Pull every line containing "this" from the entries.

Data provided:
• • • • •

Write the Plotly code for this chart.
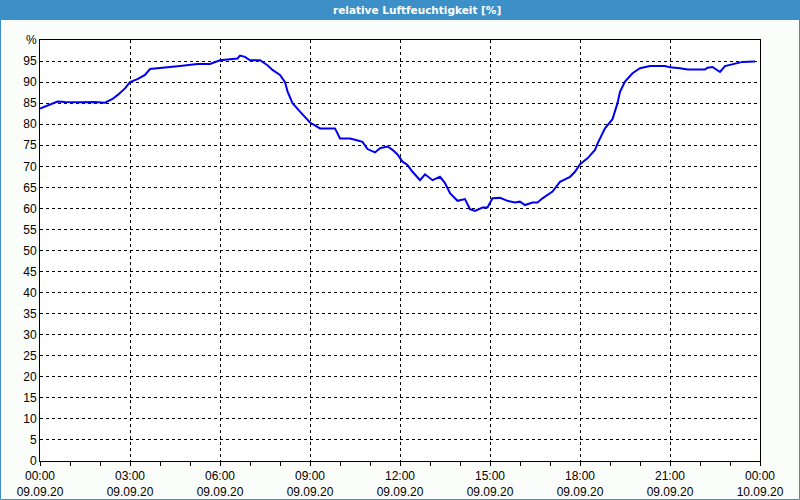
import plotly.graph_objects as go

times = ["00:00","00:10","00:20","00:35","00:50","01:20","01:50","02:10","02:25","02:35","02:50",
         "03:00","03:15","03:30","03:40","04:00","04:40","05:15","05:40","06:00","06:35","06:40",
         "06:50","07:00","07:20","07:35","07:45","08:00","08:10","08:15","08:25","08:40","09:00",
         "09:20","09:50","10:00","10:20","10:30","10:45","10:55","11:10","11:20","11:35","11:45",
         "11:55","12:05","12:15","12:25","12:40","12:50","13:05","13:20","13:30","13:40","13:55",
         "14:10","14:20","14:30","14:45","14:55","15:05","15:20","15:35","15:50","16:00","16:10",
         "16:25","16:35","16:45","17:05","17:20","17:40","17:50","18:00","18:15","18:30","18:35",
         "18:50","19:05","19:15","19:20","19:30","19:45","20:00","20:20","20:50","21:00","21:20",
         "21:35","22:10","22:15","22:25","22:40","22:50","23:05","23:25","23:50"]
humidity = [83.7,84.2,84.6,85.4,85.3,85.2,85.3,85.1,86.0,86.9,88.5,
            90.0,90.7,91.7,93.1,93.3,93.8,94.3,94.3,95.2,95.6,96.3,
            96.0,95.2,95.2,94.0,92.9,91.7,90.0,87.8,85.0,83.0,80.4,
            79.0,79.0,76.6,76.6,76.3,75.8,74.1,73.3,74.3,74.7,73.9,
            72.8,71.1,70.3,68.7,66.7,68.1,66.7,67.5,66.0,63.6,61.8,
            62.2,59.8,59.4,60.2,60.2,62.4,62.5,61.8,61.4,61.6,60.8,
            61.4,61.4,62.4,64.0,66.3,67.5,68.7,70.5,71.9,73.9,75.4,
            79.0,81.2,85.0,87.7,90.1,92.1,93.3,93.8,93.8,93.5,93.3,
            93.0,93.0,93.4,93.6,92.4,93.8,94.2,94.8,94.9]
x_vals = ["2020-09-09 " + t for t in times]

y_ticks = list(range(0, 101, 5))
y_text = [str(v) for v in y_ticks[:-1]] + ["%"]

title_text = "relative Luftfeuchtigkeit [%]"

W, H = 800, 500
ML, MR, MT, MB = 40, 40, 40, 39
PW, PH = W - ML - MR, H - MT - MB

fig = go.Figure()
fig.add_trace(go.Scatter(x=x_vals, y=humidity, mode="lines",
                         line=dict(color="#0000f0", width=2), hoverinfo="skip"))

font = dict(family="Liberation Sans, Arial, sans-serif", size=11, color="#000000")

fig.update_layout(
    width=W, height=H,
    margin=dict(l=ML, r=MR, t=MT, b=MB, pad=0, autoexpand=False),
    paper_bgcolor="#fbfdfb", plot_bgcolor="#ffffff",
    showlegend=False, font=font,
    xaxis=dict(
        type="date", range=["2020-09-09 00:00", "2020-09-10 00:00"],
        dtick=3 * 3600 * 1000, tick0="2020-09-09 00:00",
        tickformat="%H:%M<br>%d.%m.%y", automargin=False,
        showgrid=True, gridcolor="#000000", griddash="3px,3px", gridwidth=1,
        showline=True, linecolor="#000000", linewidth=1, mirror=True,
        ticks="outside", ticklen=4, tickcolor="#000000",
        minor=dict(dtick=3600 * 1000, ticks="outside", ticklen=4, tickcolor="#000000", showgrid=False),
        zeroline=False, tickfont=dict(family=font["family"], size=12, color="#000000"),
    ),
    yaxis=dict(
        range=[0, 100], tickvals=y_ticks, ticktext=y_text, automargin=False,
        showgrid=True, gridcolor="#000000", griddash="3px,3px", gridwidth=1,
        showline=True, linecolor="#000000", linewidth=1, mirror=True,
        ticks="", zeroline=False, tickfont=dict(family=font["family"], size=12, color="#000000"),
    ),
    shapes=[
        dict(type="rect", xref="paper", yref="paper",
             x0=-ML / PW, x1=1 + MR / PW, y0=1 + (MT - 20) / PH, y1=1 + MT / PH,
             fillcolor="#3c8fc7", line=dict(width=0), layer="above"),
        dict(type="rect", xref="paper", yref="paper",
             x0=-(ML - 0.5) / PW, x1=1 + (MR - 0.5) / PW, y0=-(MB - 0.5) / PH, y1=1 + MT / PH,
             fillcolor="rgba(0,0,0,0)", line=dict(color="#3c8fc7", width=1), layer="above"),
    ],
    annotations=[
        dict(text="<b>" + title_text + "</b>", xref="paper", yref="paper",
             x=(417 - ML) / PW, y=1 + (MT - 10) / PH, xanchor="center", yanchor="middle",
             showarrow=False, font=dict(family="DejaVu Sans, sans-serif", size=10.5, color="#ffffff")),
    ],
)

fig.write_html("out.html")
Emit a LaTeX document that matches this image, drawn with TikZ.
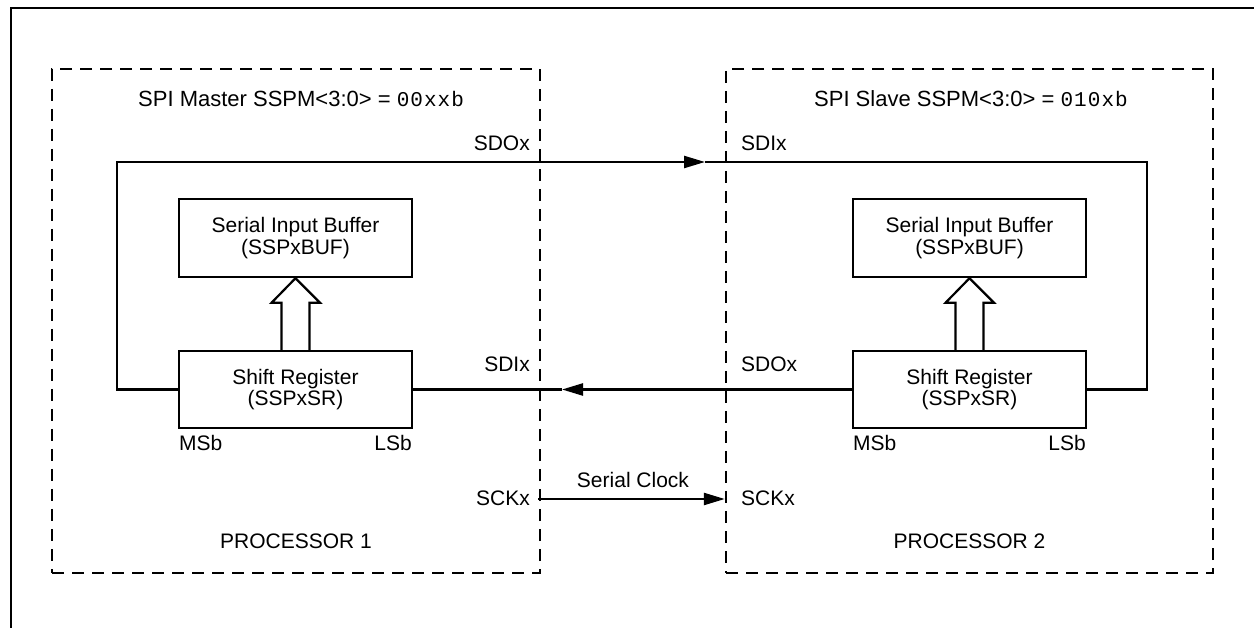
\documentclass[tikz,border=0pt]{standalone}
\usepackage{fontspec}
\setmainfont{Liberation Sans}
\newfontfamily\monof[LetterSpace=5]{Liberation Mono}
\usetikzlibrary{arrows.meta,calc}
\begin{document}
\begin{tikzpicture}[x=1pt,y=-1pt,
  lbl/.style={font=\fontsize{21}{25}\selectfont, inner sep=0pt},
  ttl/.style={font=\fontsize{22}{25}\selectfont, inner sep=0pt},
  regbox/.style={draw, line width=2.4pt, align=center, font=\fontsize{21}{21.5}\selectfont,
    minimum width=233pt, minimum height=78pt, inner sep=0pt},
  procbox/.style={draw, dash pattern=on 12pt off 8pt, line width=2.4pt, inner sep=0pt},
  wire/.style={line width=2.4pt},
  tipr/.style={-{Triangle[length=21pt,width=12pt]}}]
\useasboundingbox (0,0) rectangle (1254,628);
% outer frame
\draw[line width=2.8pt] (11,628) -- (11,8) -- (1254,8);
% processor boxes
\node[procbox, minimum width=488pt, minimum height=504pt] (p1) at (296,321) {};
\node[procbox, minimum width=487pt, minimum height=504pt] (p2) at (969.5,321) {};
% titles
\node[ttl, anchor=base west] (t1) at (138,107) {SPI Master SSPM<3:0> = {\monof\fontsize{21}{25}\selectfont 00xxb}};
\node[ttl, anchor=base east] (t2) at (1128,107) {SPI Slave SSPM<3:0> = {\monof\fontsize{21}{25}\selectfont 010xb}};
% registers
\node[regbox] (buf1) at (295.5,238) {Serial Input Buffer\\(SSPxBUF)};
\node[regbox, minimum height=77pt] (sr1) at (295.5,389.5) {Shift Register\\(SSPxSR)};
\node[regbox] (buf2) at (969.5,238) {Serial Input Buffer\\(SSPxBUF)};
\node[regbox, minimum height=77pt] (sr2) at (969.5,389.5) {Shift Register\\(SSPxSR)};
% hollow arrows
\draw[line width=2.2pt] ($(sr1.north)+(-14,0)$) -- ++(0,-47) -- ++(-10,0) -- (buf1.south)
  -- ($(sr1.north)+(24.5,-47)$) -- ++(-10.5,0) -- ++(0,47);
\draw[line width=2.2pt] ($(sr2.north)+(-14,0)$) -- ++(0,-47) -- ++(-10,0) -- (buf2.south)
  -- ($(sr2.north)+(24.5,-47)$) -- ++(-10.5,0) -- ++(0,47);
% labels
\node[lbl, anchor=base east] (sdo1) at (530,151) {SDOx};
\node[lbl, anchor=base west] (sdi2) at (741,151) {SDIx};
\node[lbl, anchor=base east] (sdi1) at (530,372) {SDIx};
\node[lbl, anchor=base west] (sdo2) at (741,372) {SDOx};
\node[lbl, anchor=base east] (sck1) at (530,505) {SCKx};
\node[lbl, anchor=base west] (sck2) at (741,505) {SCKx};
\node[lbl, anchor=base] (sclk) at (633,487) {Serial Clock};
\node[lbl, anchor=base west] (msb1) at (179,450) {MSb};
\node[lbl, anchor=base east] (lsb1) at (412,450) {LSb};
\node[lbl, anchor=base west] (msb2) at (853,450) {MSb};
\node[lbl, anchor=base east] (lsb2) at (1086,450) {LSb};
\node[lbl, anchor=base] (proc1) at (296,548) {PROCESSOR 1};
\node[lbl, anchor=base] (proc2) at (969.5,548) {PROCESSOR 2};
% wires
\coordinate (tipT) at (705,162);
\coordinate (tipB) at (562,389.5);
\coordinate (ckrow) at (0,499);
\draw[wire, tipr] (sr1.west) -- ++(-61,0) |- (tipT);
\draw[wire] (tipT) -| ($(sr2.east)+(60,0)$) -- (sr2.east);
\draw[wire, tipr] (sr2.west) -- (tipB);
\draw[wire] (tipB) -- (sr1.east);
\draw[wire, tipr] ($(p1.east |- ckrow)+(-3,0)$) -- (p2.west |- ckrow);
\end{tikzpicture}
\end{document}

• • • • •

Written solution:
Write the Plotly code for this chart.
Emit a LaTeX document that matches this image, drawn with TikZ.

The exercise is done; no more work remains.